From his adjusted gross income of $1,063,654 (versus $340,382 under current law), he would be allowed to itemize just two deductions: $25,478 in home mortgage interest and only a $23,381 portion of his $43,969 in other non-mortgage interest expenses. Under the Treasury proposal, the first $5,000 in non-mortgage interest expenses would be allowed in full. The remainder would be indexed for inflation and then allowed only to the extent the taxpayer has investment income.
No longer deductible would be $71,680 in state and local taxes, $2,565 in contributions to charities and $8,872 in miscellaneous deductions. Charitable contributions would be limited to amounts over 2% of adjusted gross income and miscellaneous deductions would be subject to a floor of 1% of adjusted gross income. Bayer’s deductions aren’t large enough to qualify.
After allowing for the increase in the Zero Bracket Amount--the income level below which no one is taxed--to $3,500 from $2,300 for heads of households and for the proposed doubling of personal deductions to $2,000 per person from $1,000, Bayer’s taxable income becomes $1,012,295. His tax on that amount would be $346,478.
Although the Treasury plan doesn’t specifically mention abolishing the research and development credit for individuals, it is scheduled to be repealed next year and President Reagan has shown little interest in resurrecting it.
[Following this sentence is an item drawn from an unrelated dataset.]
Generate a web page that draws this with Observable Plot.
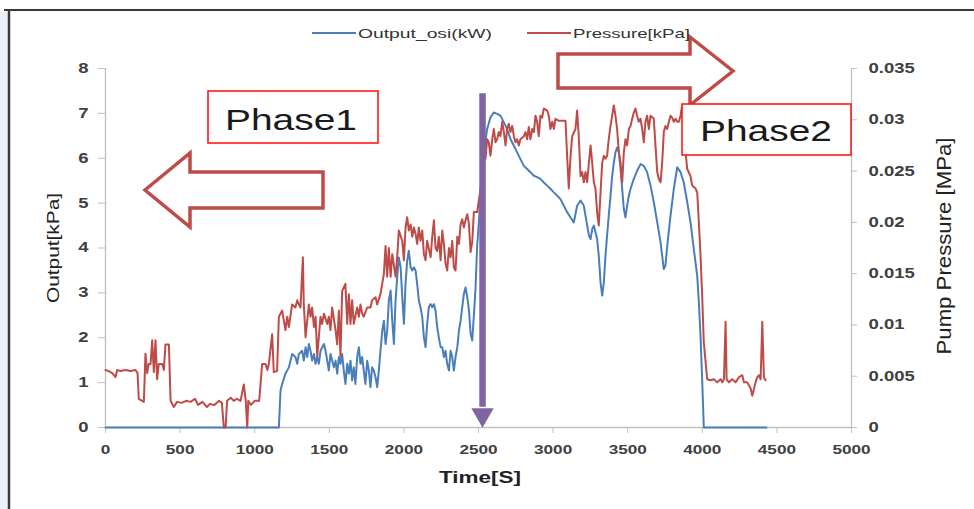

So, Price Waterhouse assumed in the analysis of Bayer’s return that he would lose his $3,039 R&D; credit.
An even bigger loss for him would be his $7,861 investment tax credit, taken for the purchase of two cars and office furniture. This credit, allowed for the purchase of capital equipment, would be abolished as part of the Treasury’s effort to rid the tax laws of provisions that blatantly encourage or discourage specific investments--other than the deduction for home mortgage interest. That incentive Treasury was instructed by Reagan to keep.